Cette vision biaisée s’explique en partie par le fait que nous n’avons pas connu de cataclysme majeur depuis la seconde guerre mondiale. Le souvenir des grandes crises est estompé et nous avons oublié que le pire pouvait arriver. Cette illusion se nourrit aussi de notre foi dans la solidité du « parapluie social » national, censé nous abriter des plus forts orages. Or ce parapluie social, dont nous sommes – à raison – si fiers, et qui fait l’originalité du modèle français, n’existe pas si le parapluie économique prend l’eau.

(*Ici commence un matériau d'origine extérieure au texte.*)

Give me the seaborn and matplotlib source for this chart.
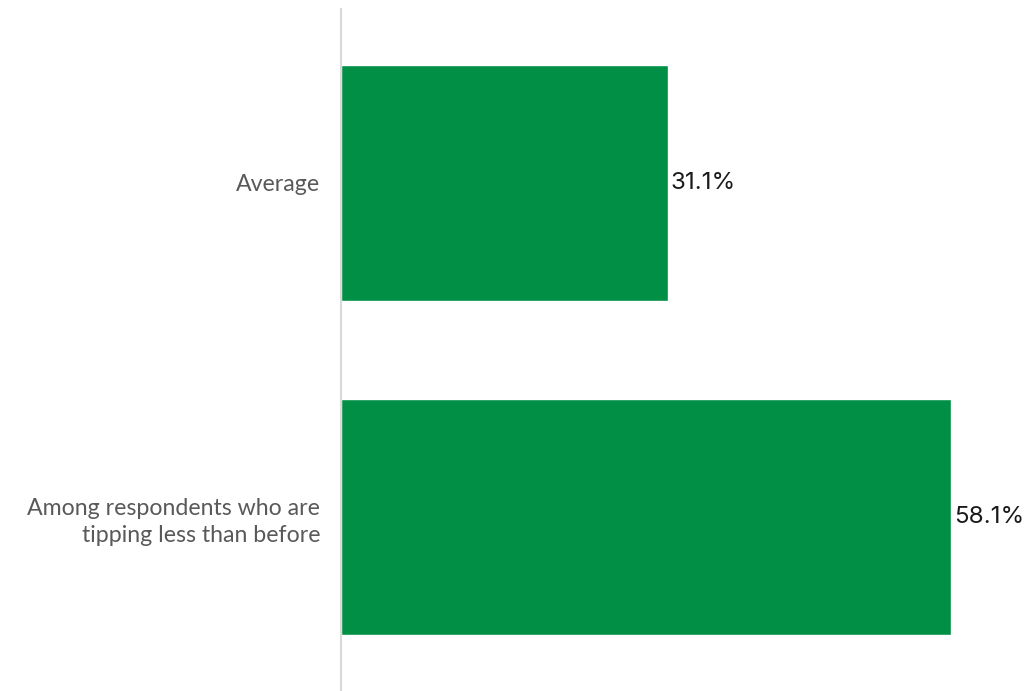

En somme, nous faisons preuve d’arrogance et de pessimisme et nous évitons ce qu’il y a au milieu : le réel. Et oui, compliqué, contrasté, multiforme, peu propice aux concepts brillants et aux théories imparables, le réel nous ennuie et nous déçoit. Au pays d’Asterix, les français croient à la potion magique. A la réforme, ils préfèrent la révolution. A l’action, la parole. Nous sommes un pays de littéraires.